— EXERCISE PROMPT —
Identify the lines that contain the word "this", then copy them.

— SUPPLIED DATA —
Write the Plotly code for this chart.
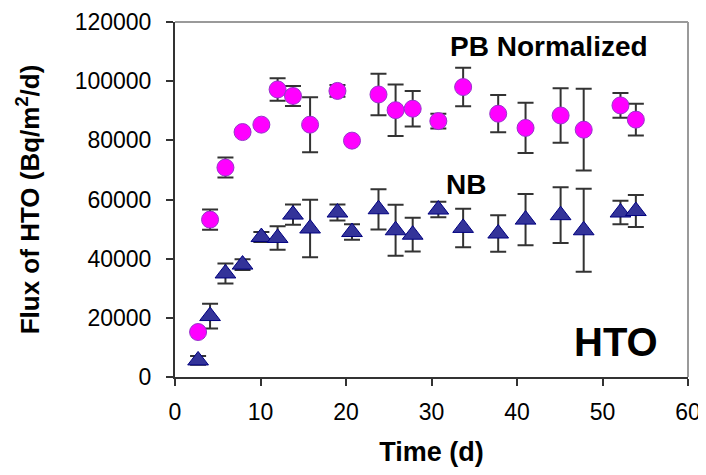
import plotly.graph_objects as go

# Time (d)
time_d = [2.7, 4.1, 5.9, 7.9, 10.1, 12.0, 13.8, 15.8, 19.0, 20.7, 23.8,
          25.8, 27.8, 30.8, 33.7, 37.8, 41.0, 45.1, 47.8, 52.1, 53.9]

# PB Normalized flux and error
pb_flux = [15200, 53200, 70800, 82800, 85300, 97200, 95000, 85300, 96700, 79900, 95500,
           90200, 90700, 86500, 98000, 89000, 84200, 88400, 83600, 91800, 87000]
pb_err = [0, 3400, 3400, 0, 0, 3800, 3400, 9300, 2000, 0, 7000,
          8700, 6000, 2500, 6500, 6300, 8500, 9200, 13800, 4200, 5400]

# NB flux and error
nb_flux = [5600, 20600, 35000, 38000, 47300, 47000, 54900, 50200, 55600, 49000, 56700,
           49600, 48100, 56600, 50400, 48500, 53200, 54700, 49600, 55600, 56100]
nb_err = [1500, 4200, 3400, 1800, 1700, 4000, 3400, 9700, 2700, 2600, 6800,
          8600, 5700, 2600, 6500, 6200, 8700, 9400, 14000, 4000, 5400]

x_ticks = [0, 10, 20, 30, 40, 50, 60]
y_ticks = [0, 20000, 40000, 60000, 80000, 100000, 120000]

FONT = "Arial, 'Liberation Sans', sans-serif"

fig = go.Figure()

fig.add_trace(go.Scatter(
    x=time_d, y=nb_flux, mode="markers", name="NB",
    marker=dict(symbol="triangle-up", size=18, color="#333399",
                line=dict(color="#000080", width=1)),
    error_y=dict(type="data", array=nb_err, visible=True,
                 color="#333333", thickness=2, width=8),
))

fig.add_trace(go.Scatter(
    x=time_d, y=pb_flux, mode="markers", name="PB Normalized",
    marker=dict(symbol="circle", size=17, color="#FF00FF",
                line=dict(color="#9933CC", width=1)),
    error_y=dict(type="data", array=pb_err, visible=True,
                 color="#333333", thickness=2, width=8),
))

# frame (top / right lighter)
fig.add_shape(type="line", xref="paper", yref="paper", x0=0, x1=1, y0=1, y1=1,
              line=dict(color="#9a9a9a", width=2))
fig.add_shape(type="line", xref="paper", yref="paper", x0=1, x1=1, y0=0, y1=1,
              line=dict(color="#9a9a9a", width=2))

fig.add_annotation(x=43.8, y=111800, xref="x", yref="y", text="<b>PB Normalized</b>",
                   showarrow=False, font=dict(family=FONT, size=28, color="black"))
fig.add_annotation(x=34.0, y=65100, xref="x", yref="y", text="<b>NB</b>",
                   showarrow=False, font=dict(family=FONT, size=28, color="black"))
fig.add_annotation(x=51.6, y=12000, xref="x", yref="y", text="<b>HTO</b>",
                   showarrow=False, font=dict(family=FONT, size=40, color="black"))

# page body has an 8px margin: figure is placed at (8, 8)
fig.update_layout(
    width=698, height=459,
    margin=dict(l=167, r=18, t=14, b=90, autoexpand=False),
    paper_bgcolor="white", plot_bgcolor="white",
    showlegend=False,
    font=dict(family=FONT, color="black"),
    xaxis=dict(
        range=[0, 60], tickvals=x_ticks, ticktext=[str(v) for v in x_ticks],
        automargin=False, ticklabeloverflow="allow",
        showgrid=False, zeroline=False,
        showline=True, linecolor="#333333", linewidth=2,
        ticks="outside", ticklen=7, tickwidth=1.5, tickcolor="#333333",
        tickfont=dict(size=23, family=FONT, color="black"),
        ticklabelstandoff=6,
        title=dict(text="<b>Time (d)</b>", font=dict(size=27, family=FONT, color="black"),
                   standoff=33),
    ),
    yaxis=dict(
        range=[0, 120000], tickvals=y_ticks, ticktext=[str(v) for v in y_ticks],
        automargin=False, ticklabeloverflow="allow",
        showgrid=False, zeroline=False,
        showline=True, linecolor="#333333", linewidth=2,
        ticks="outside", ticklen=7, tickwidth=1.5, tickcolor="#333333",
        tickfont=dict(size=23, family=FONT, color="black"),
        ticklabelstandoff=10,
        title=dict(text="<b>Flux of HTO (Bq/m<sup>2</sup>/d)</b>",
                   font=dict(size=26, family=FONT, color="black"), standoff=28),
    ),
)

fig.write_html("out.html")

==

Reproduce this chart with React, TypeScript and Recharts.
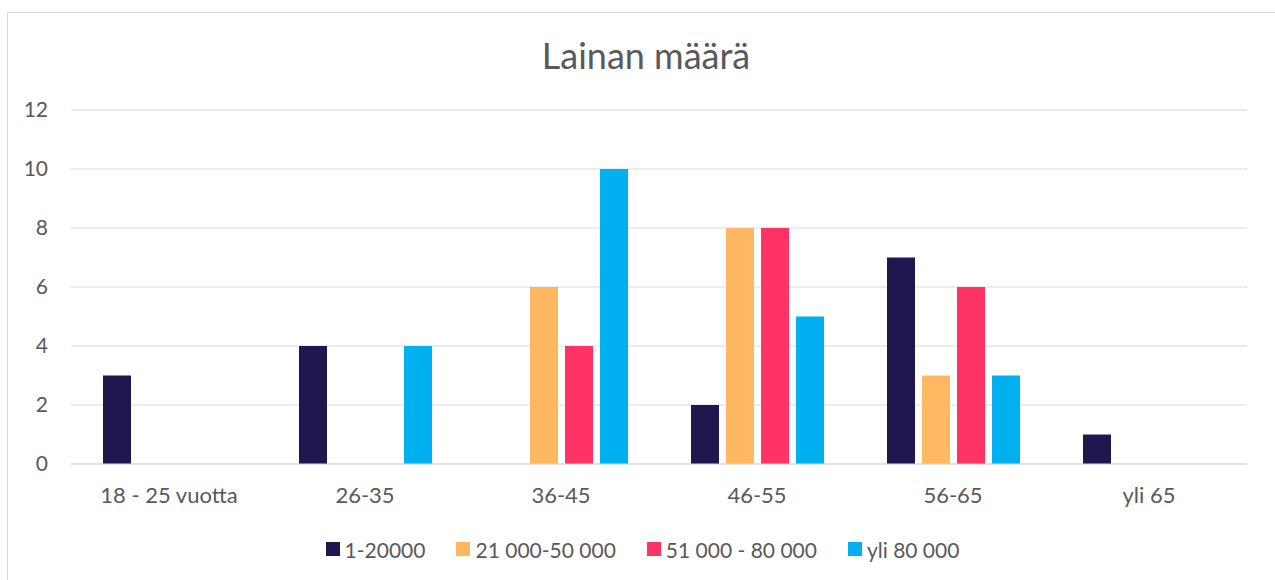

— COMPLETE RESPONSE —
Write the Plotly code for this chart.
Reproduce this chart with React, TypeScript and Recharts.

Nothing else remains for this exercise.